I first came across the notion of redemptive violence in Richard Slotkin’s series of studies on the frontier myth of the frontier, which included Regeneration Through Violence: The Mythology of the American Frontier, 1600–1860; Fatal Environment: The Myth of the Frontier in the Age of Industrialization, 1800–1890; and Gunfighter Nation: Myth of the Frontier in Twentieth-Century America. Slotkin’s central thesis is that, throughout our history, many have regarded “the redemption of American spirit” as being achieved “through a scenario of separation, temporary regression to a more primitive or ‘natural’ state, and regeneration through violence” (Slotkin’s italics).

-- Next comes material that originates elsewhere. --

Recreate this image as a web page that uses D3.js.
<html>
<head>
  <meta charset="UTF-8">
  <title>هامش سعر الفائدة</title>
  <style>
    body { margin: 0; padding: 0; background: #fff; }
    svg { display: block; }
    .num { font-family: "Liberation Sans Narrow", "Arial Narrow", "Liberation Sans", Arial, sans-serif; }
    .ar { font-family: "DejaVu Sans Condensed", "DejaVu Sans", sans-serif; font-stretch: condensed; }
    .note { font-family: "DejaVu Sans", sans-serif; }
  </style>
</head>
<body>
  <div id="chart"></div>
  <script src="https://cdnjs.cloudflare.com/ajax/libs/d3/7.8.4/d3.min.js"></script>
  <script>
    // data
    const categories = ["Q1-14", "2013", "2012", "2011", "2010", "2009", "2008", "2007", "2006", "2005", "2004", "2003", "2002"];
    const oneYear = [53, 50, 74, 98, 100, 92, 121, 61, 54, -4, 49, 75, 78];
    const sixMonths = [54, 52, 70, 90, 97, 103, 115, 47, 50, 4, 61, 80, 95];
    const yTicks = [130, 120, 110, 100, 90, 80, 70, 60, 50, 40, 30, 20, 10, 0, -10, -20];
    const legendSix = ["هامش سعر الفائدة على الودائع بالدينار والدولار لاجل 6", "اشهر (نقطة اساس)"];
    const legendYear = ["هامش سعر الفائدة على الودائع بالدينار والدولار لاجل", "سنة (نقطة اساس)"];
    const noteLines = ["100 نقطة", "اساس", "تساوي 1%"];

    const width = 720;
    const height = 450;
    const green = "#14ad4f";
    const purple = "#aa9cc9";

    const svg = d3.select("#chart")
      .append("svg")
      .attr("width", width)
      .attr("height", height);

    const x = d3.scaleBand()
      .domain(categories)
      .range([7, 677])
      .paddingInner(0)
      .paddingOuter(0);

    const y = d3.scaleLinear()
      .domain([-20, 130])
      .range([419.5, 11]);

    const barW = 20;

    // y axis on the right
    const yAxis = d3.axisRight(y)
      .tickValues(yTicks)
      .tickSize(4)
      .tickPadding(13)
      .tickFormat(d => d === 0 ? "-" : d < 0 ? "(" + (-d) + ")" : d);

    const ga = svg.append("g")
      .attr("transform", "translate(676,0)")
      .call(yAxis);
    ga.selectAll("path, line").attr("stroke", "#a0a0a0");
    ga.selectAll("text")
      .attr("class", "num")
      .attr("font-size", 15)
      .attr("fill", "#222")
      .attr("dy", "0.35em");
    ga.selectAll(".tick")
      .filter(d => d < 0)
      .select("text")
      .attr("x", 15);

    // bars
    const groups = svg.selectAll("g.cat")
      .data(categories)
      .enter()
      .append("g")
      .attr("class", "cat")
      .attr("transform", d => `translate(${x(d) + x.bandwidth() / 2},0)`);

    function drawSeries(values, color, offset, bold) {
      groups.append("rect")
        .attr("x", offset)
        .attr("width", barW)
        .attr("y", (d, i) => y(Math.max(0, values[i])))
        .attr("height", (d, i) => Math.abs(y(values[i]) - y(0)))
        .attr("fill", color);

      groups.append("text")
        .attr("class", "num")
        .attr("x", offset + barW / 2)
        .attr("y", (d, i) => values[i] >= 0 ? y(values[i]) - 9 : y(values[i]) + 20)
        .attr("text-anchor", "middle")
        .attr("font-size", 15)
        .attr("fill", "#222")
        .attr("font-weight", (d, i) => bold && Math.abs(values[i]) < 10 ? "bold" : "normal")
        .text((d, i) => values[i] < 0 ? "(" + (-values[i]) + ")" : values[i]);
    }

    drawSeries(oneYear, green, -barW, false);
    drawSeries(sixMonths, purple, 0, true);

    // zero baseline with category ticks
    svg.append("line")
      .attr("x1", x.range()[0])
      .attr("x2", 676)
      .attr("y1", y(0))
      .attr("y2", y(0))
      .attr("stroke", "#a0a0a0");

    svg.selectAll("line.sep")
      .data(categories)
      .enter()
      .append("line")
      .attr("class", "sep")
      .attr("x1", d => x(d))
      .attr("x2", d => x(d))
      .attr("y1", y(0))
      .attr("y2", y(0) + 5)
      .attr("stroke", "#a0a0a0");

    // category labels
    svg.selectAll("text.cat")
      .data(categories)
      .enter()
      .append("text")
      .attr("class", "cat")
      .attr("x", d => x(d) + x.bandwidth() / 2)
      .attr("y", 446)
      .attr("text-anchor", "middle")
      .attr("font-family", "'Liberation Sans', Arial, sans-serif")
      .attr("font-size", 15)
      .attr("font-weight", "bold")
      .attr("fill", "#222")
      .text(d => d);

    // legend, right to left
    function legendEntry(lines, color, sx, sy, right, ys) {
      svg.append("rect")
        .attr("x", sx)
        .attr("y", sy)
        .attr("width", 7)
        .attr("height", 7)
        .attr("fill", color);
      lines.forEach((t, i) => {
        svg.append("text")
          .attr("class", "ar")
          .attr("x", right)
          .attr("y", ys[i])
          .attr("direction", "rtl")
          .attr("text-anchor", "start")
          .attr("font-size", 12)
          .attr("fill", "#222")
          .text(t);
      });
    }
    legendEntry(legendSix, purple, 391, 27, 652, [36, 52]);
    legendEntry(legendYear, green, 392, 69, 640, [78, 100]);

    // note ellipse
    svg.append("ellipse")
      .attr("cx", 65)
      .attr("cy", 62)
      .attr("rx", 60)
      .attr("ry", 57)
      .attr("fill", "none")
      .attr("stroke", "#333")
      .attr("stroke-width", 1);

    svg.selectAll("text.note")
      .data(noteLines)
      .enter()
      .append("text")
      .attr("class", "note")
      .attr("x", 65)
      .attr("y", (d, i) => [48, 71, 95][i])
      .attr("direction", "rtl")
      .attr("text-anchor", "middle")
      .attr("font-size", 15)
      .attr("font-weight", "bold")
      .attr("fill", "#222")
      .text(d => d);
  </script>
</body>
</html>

“The core of that scenario,” Slotkin explains, is
the symbol of “savage war,” which was both a mythic trope and an operative category of military doctrine. The premise of “savage war” is that ineluctable political and social difference—rooted in some combination of “blood” and culture—make coexistence between primitive natives and civilized Europeans impossible on any basis other than that of subjugation. Native resistance to European settlement therefore takes the form of a fight for survival, and because of the “savage” and bloodthirsty propensity of the natives, such struggles inevitably become “wars of extermination” in which one side or the other attempts to destroy its enemy root and branch.

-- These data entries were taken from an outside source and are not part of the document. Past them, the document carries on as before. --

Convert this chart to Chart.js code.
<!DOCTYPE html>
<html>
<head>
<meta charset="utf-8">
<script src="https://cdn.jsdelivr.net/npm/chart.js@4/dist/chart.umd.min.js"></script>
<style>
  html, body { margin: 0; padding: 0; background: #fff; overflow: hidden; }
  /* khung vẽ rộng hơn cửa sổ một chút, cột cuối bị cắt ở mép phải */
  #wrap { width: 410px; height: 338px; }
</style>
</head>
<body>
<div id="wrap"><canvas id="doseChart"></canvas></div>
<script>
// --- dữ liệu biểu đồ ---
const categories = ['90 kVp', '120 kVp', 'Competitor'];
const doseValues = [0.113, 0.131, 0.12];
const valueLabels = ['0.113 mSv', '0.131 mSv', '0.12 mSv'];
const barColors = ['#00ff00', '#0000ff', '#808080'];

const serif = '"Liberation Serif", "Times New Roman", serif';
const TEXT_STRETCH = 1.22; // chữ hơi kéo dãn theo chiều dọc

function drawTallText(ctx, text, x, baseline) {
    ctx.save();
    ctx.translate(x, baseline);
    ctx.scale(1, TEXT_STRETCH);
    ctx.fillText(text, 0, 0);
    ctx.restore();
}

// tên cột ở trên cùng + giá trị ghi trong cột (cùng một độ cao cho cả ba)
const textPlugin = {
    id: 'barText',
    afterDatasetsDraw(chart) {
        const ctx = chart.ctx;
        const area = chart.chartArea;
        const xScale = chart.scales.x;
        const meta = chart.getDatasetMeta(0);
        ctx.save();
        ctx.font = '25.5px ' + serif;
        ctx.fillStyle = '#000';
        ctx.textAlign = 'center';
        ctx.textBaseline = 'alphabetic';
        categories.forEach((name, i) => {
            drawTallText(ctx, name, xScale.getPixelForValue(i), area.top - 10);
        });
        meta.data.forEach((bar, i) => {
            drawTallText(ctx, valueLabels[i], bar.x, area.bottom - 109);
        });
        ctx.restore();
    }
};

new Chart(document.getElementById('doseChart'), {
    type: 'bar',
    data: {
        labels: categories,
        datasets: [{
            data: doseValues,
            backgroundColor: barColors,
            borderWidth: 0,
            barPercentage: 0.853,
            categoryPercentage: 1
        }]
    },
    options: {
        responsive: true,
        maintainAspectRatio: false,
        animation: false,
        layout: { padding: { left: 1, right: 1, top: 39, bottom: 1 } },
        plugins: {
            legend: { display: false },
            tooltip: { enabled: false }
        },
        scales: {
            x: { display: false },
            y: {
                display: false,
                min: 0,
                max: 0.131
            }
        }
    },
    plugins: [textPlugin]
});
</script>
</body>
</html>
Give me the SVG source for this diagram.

A literature professor, Slotkin turns to narrative to track the myth, starting with early Indian captivity narratives and Daniel Boone stories and the writings of James Fenimore Cooper, Nathaniel Hawthorne, Henry David Thoreau and Herman Melville. He concludes, in Gunfighter Nation, with the western and crime genres, both in literature and film. Over the years, Indians have been replaced in this frontier drama with immigrants, labor activists (“socialists”), Muslims, LBGTQ+ folk, and, above all, urban Blacks. Sometimes the rhetoric is broadened to include all Democrats, with Waldman providing examples:
The audience for conservative media imbibes the rhetoric of violence every day. Michael Savage, one of the most widely heard radio hosts in the country, says that because of LGBTQ acceptance and other perceived left-wing excesses, “I’m willing to pick up arms. I can’t take it anymore.” Right-wing media stars laugh and cheer about violence directed at climate activists. A popular far-right podcaster tells his listeners that if the Founding Fathers were alive today, they would “violently overthrow” the American government.
Waldman observes,
Wherever vigilantism looks like a tool the right can use against the left, it will be venerated and even turned into law. Republican legislatures have passed laws shielding people who mow down protesters with their cars from civil liability. Country star Jason Aldean’s single “Try That in a Small Town” imagines urbanites bringing their criminality to rural areas and being met with a violent response.
“[A]re we supposed to be surprised,” Waldman asks, “when the fantasy of violence turns into actual violence?”
Pop culture, especially vigilante narratives, continue to feed the fantasy, while the “actual” shows up in mass shootings, white militia activity, police misbehavior, and attacks on government agencies and officials. For far too many Republicans, dreams of regeneration seem to require, to repeat Slotkin’s words, “temporary regression to a more primitive state.” Elections are regarded as “savage war” where the Democrats must be destroyed “root and branch.” Every tactic becomes permissible.
But just as popular culture bolsters the myth, so do many thoughtful authors–from Hawthorne and Melville through Faulkner and O’Connor to Cormac McCarthy and Toni Morrison–help dismantle it, exposing its perniciousness. By teaching students about the nature of narrative, we help free them from its harmful aspects.